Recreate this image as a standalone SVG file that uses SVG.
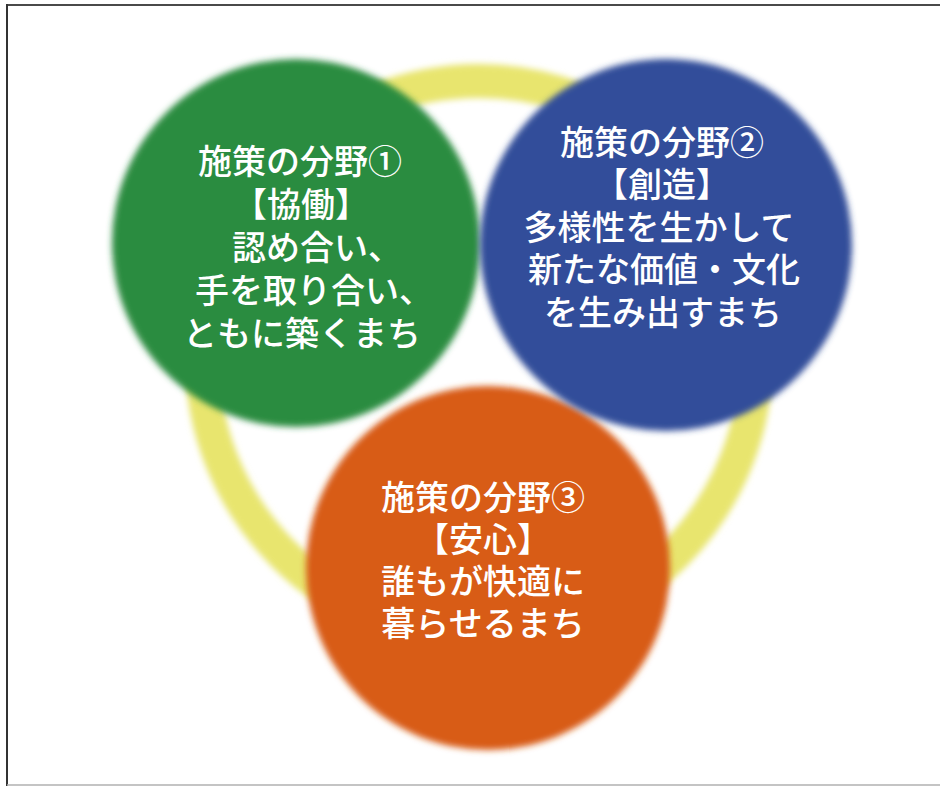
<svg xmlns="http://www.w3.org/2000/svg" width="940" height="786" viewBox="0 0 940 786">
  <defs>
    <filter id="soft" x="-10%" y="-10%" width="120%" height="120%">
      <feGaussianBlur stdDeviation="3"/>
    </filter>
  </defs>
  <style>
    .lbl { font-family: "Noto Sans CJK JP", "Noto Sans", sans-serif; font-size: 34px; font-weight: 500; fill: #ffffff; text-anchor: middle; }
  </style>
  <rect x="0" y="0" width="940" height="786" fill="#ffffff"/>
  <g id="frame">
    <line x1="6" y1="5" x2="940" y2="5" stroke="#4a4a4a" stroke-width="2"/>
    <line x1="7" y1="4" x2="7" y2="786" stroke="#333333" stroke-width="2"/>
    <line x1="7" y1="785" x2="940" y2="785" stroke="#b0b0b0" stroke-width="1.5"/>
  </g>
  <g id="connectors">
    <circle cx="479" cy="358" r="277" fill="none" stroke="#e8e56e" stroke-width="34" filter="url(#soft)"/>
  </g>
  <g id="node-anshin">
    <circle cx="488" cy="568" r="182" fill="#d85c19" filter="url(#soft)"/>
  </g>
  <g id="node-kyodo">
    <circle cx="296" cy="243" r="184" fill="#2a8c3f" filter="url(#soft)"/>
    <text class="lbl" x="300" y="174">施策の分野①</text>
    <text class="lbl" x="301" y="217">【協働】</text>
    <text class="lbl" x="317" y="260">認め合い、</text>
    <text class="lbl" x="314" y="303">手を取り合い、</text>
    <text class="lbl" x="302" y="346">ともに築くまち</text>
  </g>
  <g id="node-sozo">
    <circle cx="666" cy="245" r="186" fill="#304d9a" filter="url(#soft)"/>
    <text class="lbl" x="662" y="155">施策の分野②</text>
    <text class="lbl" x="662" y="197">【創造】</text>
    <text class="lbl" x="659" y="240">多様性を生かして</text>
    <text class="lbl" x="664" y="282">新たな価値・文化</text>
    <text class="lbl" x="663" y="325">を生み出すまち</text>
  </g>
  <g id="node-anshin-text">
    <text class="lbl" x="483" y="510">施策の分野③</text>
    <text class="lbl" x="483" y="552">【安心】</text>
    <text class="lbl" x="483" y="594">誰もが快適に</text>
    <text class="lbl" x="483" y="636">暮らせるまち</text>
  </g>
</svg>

.....

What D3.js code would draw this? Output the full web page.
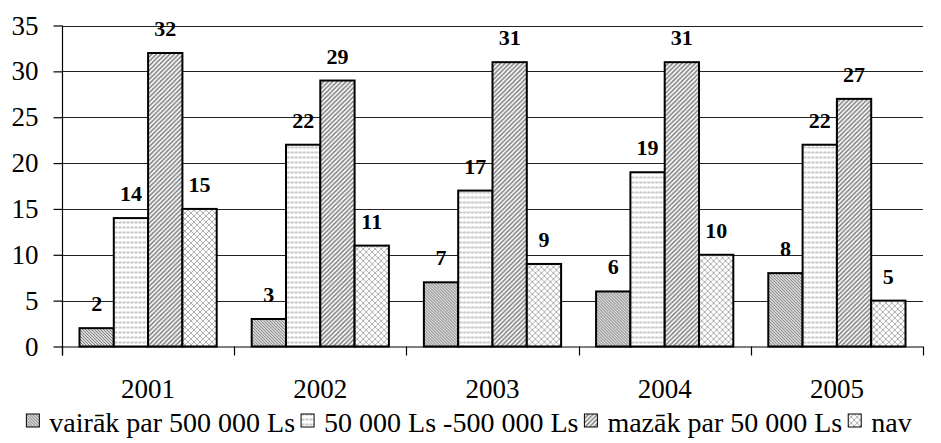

.....

> Exercise description: Collect each line containing the string "this".

> Finished answer:
Recreate this image as a standalone SVG file that uses SVG.
What D3.js code would draw this? Output the full web page.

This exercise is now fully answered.